Stay on Designated Trails
We read signs at every park site instructing visitors to stay on the trails. There are a number of reasons for this warning.
First, the park preserves as much of the natural landscape as possible. Staying on the trails helps preserve the flora and fauna of the park.
Second, there are unknown dangers when leaving the marked paths. Rangers post signs when they are aware of dangers you may not know about.
It seems obvious to obey the posted signs. But we have seen people take their kids off the geyser trails in Yellowstone, where they could be scalded by the scorching vapors. We’ve seen people leave trails to walk on wet rocks to get a better picture of a waterfall. One slip could bring tragedy.
Know Your Limits
Are you aware how much your kids can handle? Are they able to complete a 10-mile hike without complaint? Will they acclimate to a high elevation park site? Are they afraid of heights?
Although you want to do everything you can at a national park, it’s best to know your limits. We took a grueling tour of Balcony House at Mesa Verde National Park. The tour involved climbing through narrow spaces and ascending steep ladders and steps. The tour was worthwhile, but we knew our kids’ limitations. Knowing our son has a fear of heights, we prepared him for the steep ascents.
You may want to do everything, but keeping safe involves declining some adventures that are too much for your family.
Pack All the Essentials
Weather is unpredictable. You can’t predict it, but you can prepare for it. Even in the middle of summer, we’ll pack long pants and jackets when visiting national parks. We’ve learned the hard way after reaching a park only to find a fierce winter snowstorm once there.
Also, make sure to pack sunscreen, hats, bear repellent, and other essentials. Have plenty of water and snacks, too. Many park sites have no food sold on site. So if you’re planning a long stop there, you want to have food for your kids.
Have proper hiking boots for your kids if you’re planning alpine or rocky hikes. A First Aid kit isn’t a bad idea, either.
Check with the Visitor’s Center for Same Day Hazards
Nothing beats firsthand knowledge.
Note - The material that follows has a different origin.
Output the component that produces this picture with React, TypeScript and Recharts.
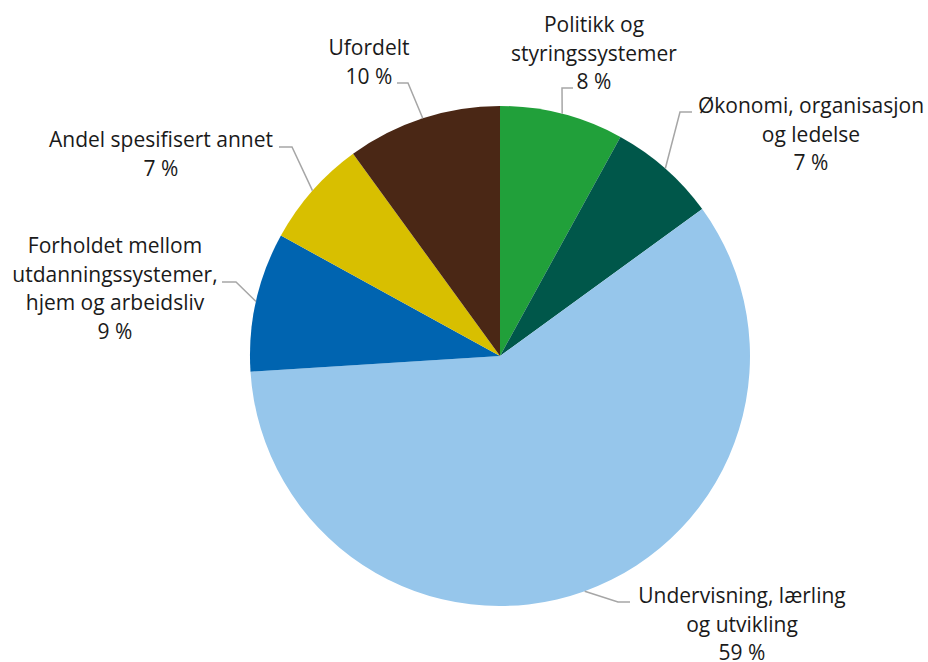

Even checking the park website before the trip may not be enough.
Check at the Ranger entrance station or the visitors center for any same day troubles. Hikers might report a washed out road before you plan your hike on that trail. Visitors may warn of rambunctious animals posing threats to people at a picnic area.
On one of our visits, we saw a prairie rattlesnake slithering across a path at Fort Union National Monument. From a safe distance, we snapped a photo and reported the sighting to the Rangers at the visitors center. They confirmed that the snake was dangerous, sent someone out to try to find it, and reported the sighting to newly arriving visitors.
Adhere to All Posted Signs and Directions
Stay 100 yards away from wildlife. Do not feed the wildlife. Turn around. Stay off trail.
Whatever the posted sign, make sure you and your kids follow the directions. Unfortunately, many of those signs have been posted because of an injury or tragic circumstance. Knowing that, why would you place yourself, or your kids, in harm’s way.
Heed the signs. Stay Safe.
These are some of the best practices for keeping your kids safe at national parks. Hopefully, with some preparation before your visit and some astute observations during your stay, you and your kids will enjoy an unforgettable and safe trip to a national park site.